When the court’s decision came down, Health Minister Yaakov Litzman, the chairman of the United Torah Judaism party, decried the “continuation of the gross judicial intervention in the values of religion and Jewish law, which leaves no choice but to advance a legal move to bypass the High Court of Justice in order to prevent the continued erosion of the Jewish tradition and religion in Israel.”

Politics over people

Litzman and other leaders of the ultra-Orthodox parties, as well as Bennett’s religious-Zionist Habayit Hayehudi, are reportedly pressuring Prime Minister Benjamin Netanyahu to draft legislation that would address the “breach in the walls of Shabbat” that the court decision represents.

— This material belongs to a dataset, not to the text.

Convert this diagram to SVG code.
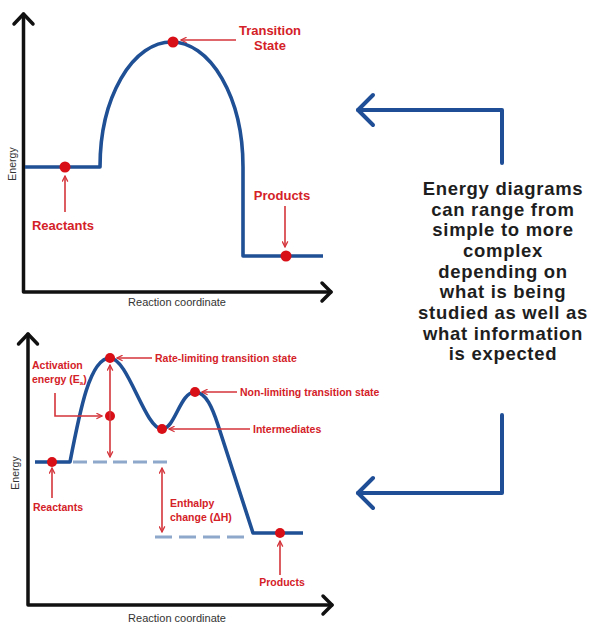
<svg xmlns="http://www.w3.org/2000/svg" width="592" height="624" viewBox="0 0 592 624">
  <defs>
    <style>
      .axis { fill: none; stroke: #111; stroke-width: 3.5; stroke-linecap: round; stroke-linejoin: round; }
      .curve { fill: none; stroke: #1f4f94; stroke-width: 3.6; stroke-linejoin: round; }
      .dash { fill: none; stroke: #8ea8cc; stroke-width: 3; }
      .ptr { fill: none; stroke: #d4343a; stroke-width: 1.6; marker-end: url(#tip); }
      .ptr2 { fill: none; stroke: #d4343a; stroke-width: 1.6; marker-start: url(#tip); marker-end: url(#tip); }
      .dot { fill: #d80f16; }
      .lbl { font-family: "Liberation Sans", Arial, sans-serif; font-weight: bold; fill: #d42128; }
      .ax { font-family: "Liberation Sans", Arial, sans-serif; fill: #333; }
      .note { font-family: "Liberation Sans", Arial, sans-serif; font-weight: bold; font-size: 18.5px; letter-spacing: 0.7px; fill: #1e1e1e; text-anchor: middle; }
      .big { fill: none; stroke: #1f4e97; stroke-width: 4; stroke-linejoin: round; stroke-linecap: round; }
    </style>
    <marker id="tip" viewBox="0 0 10 10" refX="9" refY="5" markerWidth="7" markerHeight="7" markerUnits="userSpaceOnUse" orient="auto-start-reverse">
      <path d="M1,1 L9,5 L1,9" fill="none" stroke="#d4343a" stroke-width="1.8"/>
    </marker>
  </defs>

  <!-- simple energy diagram -->
  <g id="top-axes">
    <path class="axis" d="M23.5,14 V292 H331"/>
    <path class="axis" d="M14,24 L23.5,14 L33,24"/>
    <path class="axis" d="M322,283 L331,292 L322,301"/>
    <text class="ax" font-size="10.5" transform="translate(16,164) rotate(-90)" text-anchor="middle">Energy</text>
    <text class="ax" font-size="11" x="177" y="306" text-anchor="middle">Reaction coordinate</text>
  </g>
  <g id="top-curve">
    <path class="curve" d="M25,167 H100 A71.5,125 0 0 1 243,167 V256 H323"/>
  </g>
  <g id="top-reactants">
    <circle class="dot" cx="65" cy="167" r="5.5"/>
    <text class="lbl" font-size="13" x="63" y="230" text-anchor="middle">Reactants</text>
  </g>
  <g id="top-transition-state">
    <circle class="dot" cx="173" cy="42" r="5.5"/>
    <text class="lbl" font-size="13" x="270" y="35" text-anchor="middle">Transition</text>
    <text class="lbl" font-size="13" x="270" y="50" text-anchor="middle">State</text>
  </g>
  <g id="top-products">
    <circle class="dot" cx="286" cy="256" r="5.5"/>
    <text class="lbl" font-size="13" x="282" y="200" text-anchor="middle">Products</text>
  </g>

  <!-- multi-step energy diagram -->
  <g id="bottom-axes">
    <path class="axis" d="M28,334 V605 H332"/>
    <path class="axis" d="M18.5,344 L28,334 L37.5,344"/>
    <path class="axis" d="M323,596 L332,605 L323,614"/>
    <text class="ax" font-size="10.5" transform="translate(19,473) rotate(-90)" text-anchor="middle">Energy</text>
    <text class="ax" font-size="11" x="177" y="622" text-anchor="middle">Reaction coordinate</text>
  </g>
  <g id="bottom-levels">
    <path class="dash" d="M73,462 H170" stroke-dasharray="14 6"/>
    <path class="dash" d="M155,537 H250" stroke-dasharray="17 7"/>
  </g>
  <g id="bottom-curve">
    <path class="curve" stroke-width="4" d="M35,462 H70 C80,410 90,358 110,358 C128,358 145,429 162,429 C175,429 180,392 195,392 C206,392 212.7,408.8 218,425 L253,533 H303"/>
  </g>
  <g id="bottom-reactants">
    <circle class="dot" cx="52" cy="462" r="5"/>
    <text class="lbl" font-size="10.5" x="58" y="511" text-anchor="middle">Reactants</text>
  </g>
  <g id="rate-limiting-ts">
    <circle class="dot" cx="110" cy="358" r="5"/>
    <text class="lbl" font-size="10.5" x="155" y="361.5">Rate-limiting transition state</text>
  </g>
  <g id="activation-energy">
    <circle class="dot" cx="110" cy="416" r="5"/>
    <text class="lbl" font-size="10.5" x="32" y="369">Activation</text>
    <text class="lbl" font-size="10.5" x="32" y="383">energy (E<tspan font-size="6" dy="2">a</tspan><tspan dy="-2">)</tspan></text>
  </g>
  <g id="intermediates">
    <circle class="dot" cx="162" cy="429" r="5"/>
    <text class="lbl" font-size="10.5" x="253" y="432.5">Intermediates</text>
  </g>
  <g id="non-limiting-ts">
    <circle class="dot" cx="195" cy="392" r="5"/>
    <text class="lbl" font-size="10.5" x="240" y="395.5">Non-limiting transition state</text>
  </g>
  <g id="enthalpy-change">
    <text class="lbl" font-size="10.5" x="170" y="507">Enthalpy</text>
    <text class="lbl" font-size="10.5" x="170" y="521">change (ΔH)</text>
  </g>
  <g id="bottom-products">
    <circle class="dot" cx="280" cy="533" r="5"/>
    <text class="lbl" font-size="10.5" x="282" y="586" text-anchor="middle">Products</text>
  </g>

  <!-- caption -->
  <g id="caption">
    <text class="note" x="503" y="195">Energy diagrams</text>
    <text class="note" x="503" y="215.5">can range from</text>
    <text class="note" x="503" y="236">simple to more</text>
    <text class="note" x="503" y="257">complex</text>
    <text class="note" x="503" y="277.5">depending on</text>
    <text class="note" x="503" y="298">what is being</text>
    <text class="note" x="503" y="319">studied as well as</text>
    <text class="note" x="503" y="339.5">what information</text>
    <text class="note" x="503" y="360">is expected</text>
  </g>

  <g id="connectors">
    <!-- label pointers, top diagram -->
    <path class="ptr" d="M236,40 H181"/>
    <path class="ptr" d="M65,212 V176"/>
    <path class="ptr" d="M285,206 V247"/>
    <!-- label pointers, bottom diagram -->
    <path class="ptr" d="M152,358 H117"/>
    <path class="ptr" d="M237,392 H202"/>
    <path class="ptr" d="M250,429 H169"/>
    <path class="ptr" d="M55,393 V416 H102"/>
    <path class="ptr" d="M52,498 V468"/>
    <path class="ptr" d="M280,575 V541"/>
    <path class="ptr2" d="M110,365 V457"/>
    <path class="ptr2" d="M162,468 V532"/>
    <!-- caption pointers -->
    <path class="big" d="M502,163 V110 H358"/>
    <path class="big" d="M373,95 L358,110 L373,125"/>
    <path class="big" d="M502,415 V493 H358"/>
    <path class="big" d="M373,478 L358,493 L373,508"/>
  </g>
</svg>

As Hiddush's Regev notes, in both these controversies, politicians both inside and outside the government are prioritizing their ability to build a governing coalition with the ultra-Orthodox parties over representing their constituencies not the best sign for Israel’s democratic future.

While polls show that large majorities both on the right and left support the opening of some businesses on the Sabbath, political leaders are reluctant to speak out on the issue.

Yesh Atid leader Yair Lapid, who burst onto the political scene in 2012 as an opponent of religious coercion, has backtracked. And even Labor Party leaders like Isaac Herzog and the growing list of party colleagues who want his job have declined to speak out on religion-state issues, hesitant to be put on the religious community’s enemies list.

But Regev says he hopes bold moves like the last-minute Lag Ba’omer switch will show the true face of the ultra-Orthodox agenda, and the public outcry will force the country’s leaders into action.

“These moves show that far as the Haredi political parties’ leadership is concerned, the State of Israel is merely a horrible nuisance to be tolerated and taken advantage of,” he said, adding: “We who want a democratic, as well as a Jewish, state should be deeply concerned about the education minister bowing so quickly to this demand that disrupts both academics and people’s lives.”